● **Request**
Locate each line containing the string "matplotlib" and copy it out.

● **Records with drawing code**
######

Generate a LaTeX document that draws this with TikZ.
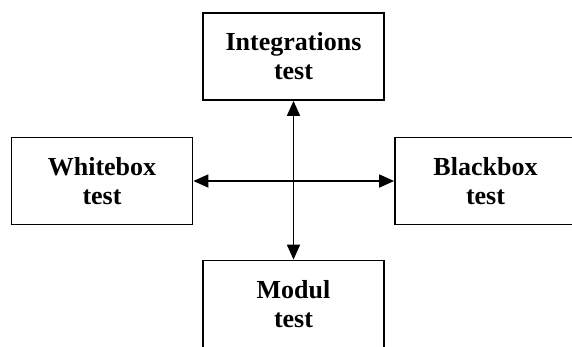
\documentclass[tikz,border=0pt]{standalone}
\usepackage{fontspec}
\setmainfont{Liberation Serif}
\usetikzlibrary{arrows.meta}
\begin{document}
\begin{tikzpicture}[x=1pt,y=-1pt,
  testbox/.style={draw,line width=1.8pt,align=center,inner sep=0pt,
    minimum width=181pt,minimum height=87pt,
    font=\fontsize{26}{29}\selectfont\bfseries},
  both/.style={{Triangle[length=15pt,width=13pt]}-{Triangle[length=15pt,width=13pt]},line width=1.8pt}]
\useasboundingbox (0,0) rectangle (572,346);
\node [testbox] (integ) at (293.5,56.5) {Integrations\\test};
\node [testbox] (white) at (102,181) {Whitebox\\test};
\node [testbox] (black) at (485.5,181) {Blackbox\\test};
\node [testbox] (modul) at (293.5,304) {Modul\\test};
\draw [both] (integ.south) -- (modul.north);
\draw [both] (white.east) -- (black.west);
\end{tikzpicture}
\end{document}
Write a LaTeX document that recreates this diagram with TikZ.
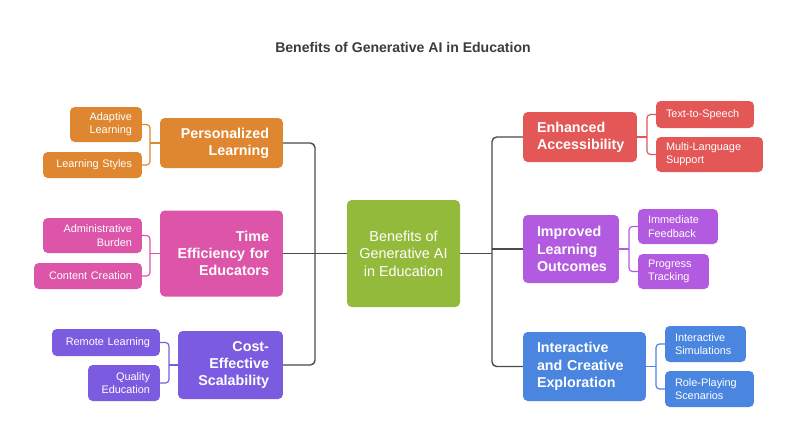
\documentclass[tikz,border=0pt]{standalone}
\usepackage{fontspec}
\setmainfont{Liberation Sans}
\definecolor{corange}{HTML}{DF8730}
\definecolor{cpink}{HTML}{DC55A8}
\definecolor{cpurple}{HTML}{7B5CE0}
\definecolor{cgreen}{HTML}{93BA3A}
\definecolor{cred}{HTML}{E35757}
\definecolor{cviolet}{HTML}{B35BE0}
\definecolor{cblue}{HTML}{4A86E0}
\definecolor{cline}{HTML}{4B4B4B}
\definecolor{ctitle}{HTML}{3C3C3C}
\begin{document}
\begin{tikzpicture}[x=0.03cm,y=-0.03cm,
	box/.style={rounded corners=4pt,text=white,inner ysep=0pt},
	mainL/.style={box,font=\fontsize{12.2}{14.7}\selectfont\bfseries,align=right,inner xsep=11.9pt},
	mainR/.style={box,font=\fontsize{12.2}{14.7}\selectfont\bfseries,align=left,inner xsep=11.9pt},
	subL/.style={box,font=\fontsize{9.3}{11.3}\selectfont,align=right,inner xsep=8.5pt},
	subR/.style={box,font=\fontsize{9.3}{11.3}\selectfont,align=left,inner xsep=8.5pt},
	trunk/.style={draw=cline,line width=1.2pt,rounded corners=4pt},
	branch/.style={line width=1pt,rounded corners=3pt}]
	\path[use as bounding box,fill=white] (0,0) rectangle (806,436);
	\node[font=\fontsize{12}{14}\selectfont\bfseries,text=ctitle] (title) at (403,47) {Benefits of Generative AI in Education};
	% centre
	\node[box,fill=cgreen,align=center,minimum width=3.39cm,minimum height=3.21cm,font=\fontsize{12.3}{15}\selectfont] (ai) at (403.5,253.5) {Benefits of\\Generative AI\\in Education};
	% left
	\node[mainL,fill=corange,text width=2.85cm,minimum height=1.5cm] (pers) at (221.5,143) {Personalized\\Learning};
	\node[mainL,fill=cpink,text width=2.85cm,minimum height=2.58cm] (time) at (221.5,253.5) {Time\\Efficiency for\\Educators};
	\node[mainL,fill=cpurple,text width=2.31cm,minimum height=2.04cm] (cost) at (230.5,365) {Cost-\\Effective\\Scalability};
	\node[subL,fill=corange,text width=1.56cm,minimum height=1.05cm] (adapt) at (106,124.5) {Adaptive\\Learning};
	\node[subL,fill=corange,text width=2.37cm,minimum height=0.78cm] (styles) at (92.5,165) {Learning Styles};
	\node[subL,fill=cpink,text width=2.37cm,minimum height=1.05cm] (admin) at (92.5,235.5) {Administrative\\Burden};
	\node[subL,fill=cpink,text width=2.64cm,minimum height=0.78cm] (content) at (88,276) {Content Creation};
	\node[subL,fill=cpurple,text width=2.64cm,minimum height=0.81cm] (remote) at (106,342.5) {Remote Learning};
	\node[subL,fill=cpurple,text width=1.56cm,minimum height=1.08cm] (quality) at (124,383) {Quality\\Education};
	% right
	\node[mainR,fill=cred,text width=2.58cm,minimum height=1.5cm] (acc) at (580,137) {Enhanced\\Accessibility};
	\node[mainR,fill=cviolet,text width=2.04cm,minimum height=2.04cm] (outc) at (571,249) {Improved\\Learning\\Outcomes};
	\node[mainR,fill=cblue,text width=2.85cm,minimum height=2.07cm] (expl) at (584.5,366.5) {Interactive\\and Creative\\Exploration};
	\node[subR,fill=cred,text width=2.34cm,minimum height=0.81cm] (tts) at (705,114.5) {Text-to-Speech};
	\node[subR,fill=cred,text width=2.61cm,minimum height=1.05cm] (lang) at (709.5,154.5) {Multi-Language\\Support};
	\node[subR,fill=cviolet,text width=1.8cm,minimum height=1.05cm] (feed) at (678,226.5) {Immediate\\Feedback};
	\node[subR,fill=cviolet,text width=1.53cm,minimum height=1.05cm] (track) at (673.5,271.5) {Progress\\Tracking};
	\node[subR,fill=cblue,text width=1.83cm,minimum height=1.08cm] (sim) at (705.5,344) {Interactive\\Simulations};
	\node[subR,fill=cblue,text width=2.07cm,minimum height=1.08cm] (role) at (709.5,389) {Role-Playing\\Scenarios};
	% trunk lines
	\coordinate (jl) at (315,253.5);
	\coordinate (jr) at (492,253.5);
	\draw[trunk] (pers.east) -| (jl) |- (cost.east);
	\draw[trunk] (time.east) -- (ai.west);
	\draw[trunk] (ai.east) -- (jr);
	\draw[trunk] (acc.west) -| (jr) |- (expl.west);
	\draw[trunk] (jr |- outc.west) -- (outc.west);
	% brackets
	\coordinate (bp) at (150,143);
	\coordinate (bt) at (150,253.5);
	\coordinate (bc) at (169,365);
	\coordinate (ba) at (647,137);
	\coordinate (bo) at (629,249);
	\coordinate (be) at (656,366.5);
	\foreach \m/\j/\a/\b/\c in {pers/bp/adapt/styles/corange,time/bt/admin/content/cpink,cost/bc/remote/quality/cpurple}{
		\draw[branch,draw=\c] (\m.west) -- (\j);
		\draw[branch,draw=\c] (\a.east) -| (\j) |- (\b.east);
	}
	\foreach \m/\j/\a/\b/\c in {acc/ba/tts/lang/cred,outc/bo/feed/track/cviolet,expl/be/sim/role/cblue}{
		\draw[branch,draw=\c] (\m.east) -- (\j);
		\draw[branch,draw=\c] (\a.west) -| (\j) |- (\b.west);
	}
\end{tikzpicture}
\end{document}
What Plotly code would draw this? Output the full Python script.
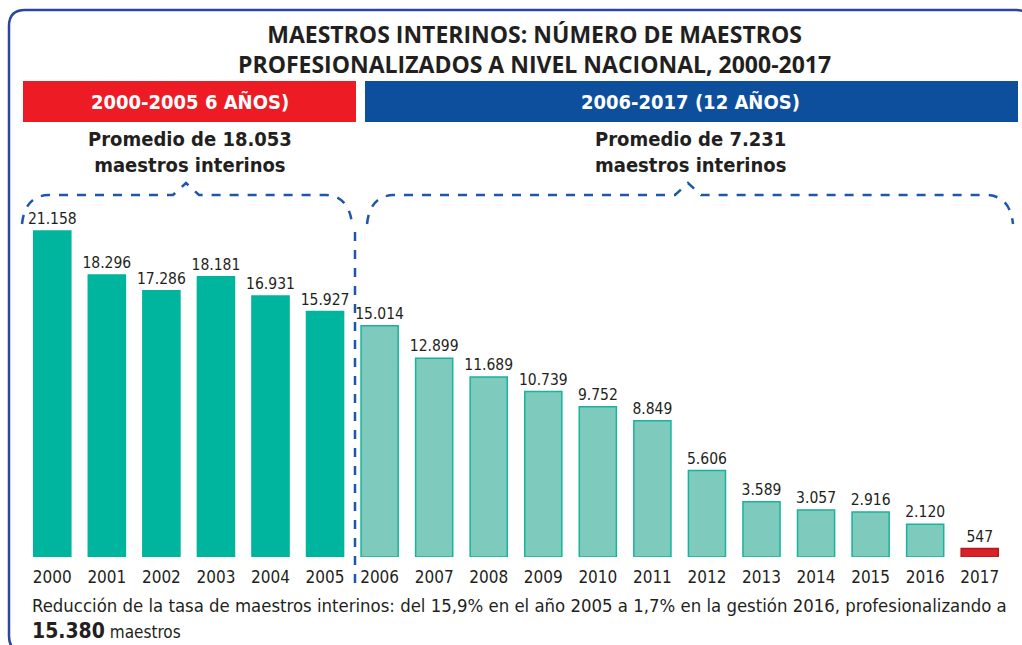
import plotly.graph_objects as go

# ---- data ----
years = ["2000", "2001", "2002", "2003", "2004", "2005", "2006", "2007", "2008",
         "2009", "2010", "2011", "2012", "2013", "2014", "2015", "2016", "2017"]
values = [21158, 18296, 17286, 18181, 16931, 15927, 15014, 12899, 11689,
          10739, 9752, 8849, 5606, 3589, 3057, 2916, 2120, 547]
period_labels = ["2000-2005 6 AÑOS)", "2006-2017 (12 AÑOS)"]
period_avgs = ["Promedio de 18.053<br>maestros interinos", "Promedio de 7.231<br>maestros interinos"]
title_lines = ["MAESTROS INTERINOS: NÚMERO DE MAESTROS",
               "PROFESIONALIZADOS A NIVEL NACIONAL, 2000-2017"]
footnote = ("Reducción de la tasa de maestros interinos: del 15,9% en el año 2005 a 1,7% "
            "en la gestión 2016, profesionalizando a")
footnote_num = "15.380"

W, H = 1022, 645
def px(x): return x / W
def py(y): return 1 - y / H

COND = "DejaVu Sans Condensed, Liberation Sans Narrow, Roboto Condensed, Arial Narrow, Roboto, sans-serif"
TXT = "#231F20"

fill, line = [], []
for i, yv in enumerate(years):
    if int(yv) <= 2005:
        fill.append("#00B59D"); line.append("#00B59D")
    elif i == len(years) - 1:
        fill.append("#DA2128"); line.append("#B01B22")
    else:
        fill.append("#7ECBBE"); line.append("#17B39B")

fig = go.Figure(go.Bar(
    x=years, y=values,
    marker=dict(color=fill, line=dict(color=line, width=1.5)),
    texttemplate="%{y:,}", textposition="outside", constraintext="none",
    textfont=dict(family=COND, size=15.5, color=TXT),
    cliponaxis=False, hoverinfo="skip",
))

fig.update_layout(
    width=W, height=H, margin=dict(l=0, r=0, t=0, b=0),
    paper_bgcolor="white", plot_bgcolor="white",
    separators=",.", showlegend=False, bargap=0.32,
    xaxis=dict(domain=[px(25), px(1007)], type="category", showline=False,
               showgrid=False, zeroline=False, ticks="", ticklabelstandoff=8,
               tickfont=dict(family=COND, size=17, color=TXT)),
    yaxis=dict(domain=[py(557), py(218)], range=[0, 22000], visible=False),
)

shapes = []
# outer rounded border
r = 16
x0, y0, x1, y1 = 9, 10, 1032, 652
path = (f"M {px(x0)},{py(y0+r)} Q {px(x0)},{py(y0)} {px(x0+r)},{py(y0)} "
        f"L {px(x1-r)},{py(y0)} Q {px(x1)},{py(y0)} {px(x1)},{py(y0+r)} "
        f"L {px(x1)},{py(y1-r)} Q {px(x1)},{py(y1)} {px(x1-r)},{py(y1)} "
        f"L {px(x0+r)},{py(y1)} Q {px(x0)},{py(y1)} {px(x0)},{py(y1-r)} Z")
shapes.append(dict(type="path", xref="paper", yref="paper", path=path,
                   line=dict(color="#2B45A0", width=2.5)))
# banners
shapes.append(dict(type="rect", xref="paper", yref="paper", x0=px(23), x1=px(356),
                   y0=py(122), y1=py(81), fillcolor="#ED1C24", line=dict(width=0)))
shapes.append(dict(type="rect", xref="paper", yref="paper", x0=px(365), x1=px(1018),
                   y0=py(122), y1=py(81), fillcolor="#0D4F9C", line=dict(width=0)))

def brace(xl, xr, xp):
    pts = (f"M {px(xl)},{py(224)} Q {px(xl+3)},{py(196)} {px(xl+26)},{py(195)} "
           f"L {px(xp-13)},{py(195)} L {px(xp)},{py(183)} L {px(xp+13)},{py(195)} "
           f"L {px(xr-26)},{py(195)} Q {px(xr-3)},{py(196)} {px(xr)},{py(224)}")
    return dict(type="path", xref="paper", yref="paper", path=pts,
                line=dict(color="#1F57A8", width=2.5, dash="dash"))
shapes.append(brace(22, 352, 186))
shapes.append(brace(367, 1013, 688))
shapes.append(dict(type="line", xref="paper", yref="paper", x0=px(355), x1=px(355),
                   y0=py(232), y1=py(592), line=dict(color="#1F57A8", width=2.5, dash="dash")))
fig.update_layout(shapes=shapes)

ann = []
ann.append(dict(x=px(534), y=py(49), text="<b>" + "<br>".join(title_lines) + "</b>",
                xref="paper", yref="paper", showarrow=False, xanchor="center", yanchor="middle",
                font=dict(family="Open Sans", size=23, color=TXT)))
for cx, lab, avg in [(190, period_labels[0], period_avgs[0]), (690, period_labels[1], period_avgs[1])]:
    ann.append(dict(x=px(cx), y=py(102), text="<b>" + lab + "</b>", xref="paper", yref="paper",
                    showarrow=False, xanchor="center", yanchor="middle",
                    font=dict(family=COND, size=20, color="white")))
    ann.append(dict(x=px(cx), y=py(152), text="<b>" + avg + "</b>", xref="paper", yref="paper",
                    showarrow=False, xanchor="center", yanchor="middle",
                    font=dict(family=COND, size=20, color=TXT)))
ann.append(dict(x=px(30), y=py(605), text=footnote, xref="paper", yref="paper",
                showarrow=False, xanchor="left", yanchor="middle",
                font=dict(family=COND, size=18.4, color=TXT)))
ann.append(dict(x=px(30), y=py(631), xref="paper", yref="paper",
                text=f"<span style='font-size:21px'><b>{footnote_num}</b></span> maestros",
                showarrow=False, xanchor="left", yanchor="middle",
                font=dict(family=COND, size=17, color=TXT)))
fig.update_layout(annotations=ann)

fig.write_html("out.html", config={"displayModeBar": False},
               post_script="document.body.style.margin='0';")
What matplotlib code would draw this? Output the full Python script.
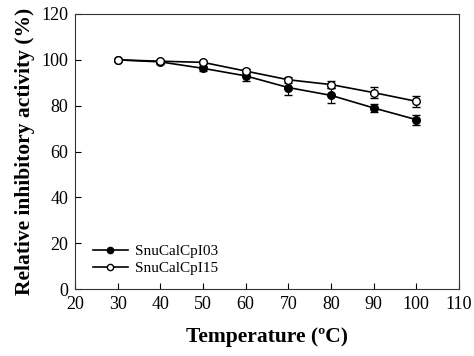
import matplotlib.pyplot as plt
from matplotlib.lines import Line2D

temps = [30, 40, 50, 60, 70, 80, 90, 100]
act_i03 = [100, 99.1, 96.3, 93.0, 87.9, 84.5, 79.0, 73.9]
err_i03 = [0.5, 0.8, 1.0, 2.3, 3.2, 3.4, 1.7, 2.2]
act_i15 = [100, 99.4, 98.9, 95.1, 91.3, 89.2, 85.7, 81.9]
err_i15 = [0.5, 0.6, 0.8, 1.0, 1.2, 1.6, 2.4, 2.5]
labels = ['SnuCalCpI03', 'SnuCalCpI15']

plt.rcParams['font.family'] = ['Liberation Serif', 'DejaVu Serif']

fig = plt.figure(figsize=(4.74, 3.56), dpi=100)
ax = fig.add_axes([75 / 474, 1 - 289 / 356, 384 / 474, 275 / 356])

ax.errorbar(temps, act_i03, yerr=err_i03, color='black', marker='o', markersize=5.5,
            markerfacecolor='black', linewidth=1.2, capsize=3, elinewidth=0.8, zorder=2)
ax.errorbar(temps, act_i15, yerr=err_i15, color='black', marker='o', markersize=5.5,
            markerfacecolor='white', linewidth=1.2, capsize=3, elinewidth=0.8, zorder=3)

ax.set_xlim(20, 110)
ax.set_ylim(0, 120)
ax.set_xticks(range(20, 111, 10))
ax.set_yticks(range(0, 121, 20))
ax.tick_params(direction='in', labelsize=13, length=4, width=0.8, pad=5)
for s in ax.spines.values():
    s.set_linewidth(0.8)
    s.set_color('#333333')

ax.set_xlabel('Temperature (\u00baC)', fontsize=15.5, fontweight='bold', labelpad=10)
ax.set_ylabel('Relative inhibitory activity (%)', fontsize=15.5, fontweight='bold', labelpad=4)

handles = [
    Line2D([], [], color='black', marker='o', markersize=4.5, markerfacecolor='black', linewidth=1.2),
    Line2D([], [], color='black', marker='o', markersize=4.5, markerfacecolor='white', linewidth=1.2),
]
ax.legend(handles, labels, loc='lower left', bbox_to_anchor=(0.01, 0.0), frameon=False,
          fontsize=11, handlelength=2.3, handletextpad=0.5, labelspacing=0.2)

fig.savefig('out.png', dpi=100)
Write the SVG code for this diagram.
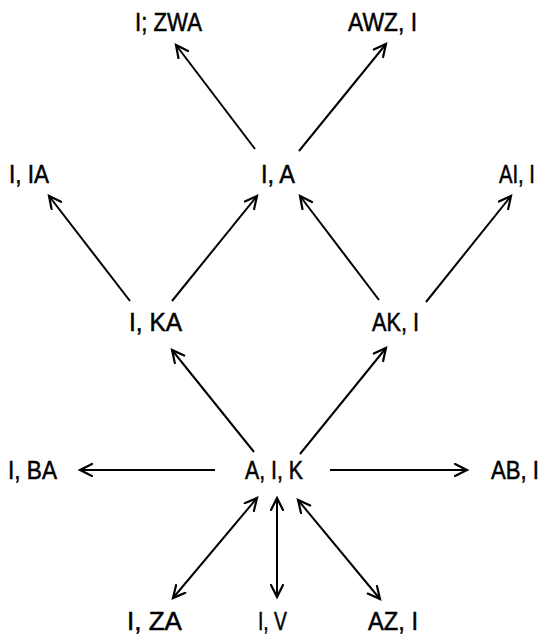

######

● **Complete answer**
What matplotlib code would draw this? Output the full Python script.
import matplotlib.pyplot as plt
from matplotlib.lines import Line2D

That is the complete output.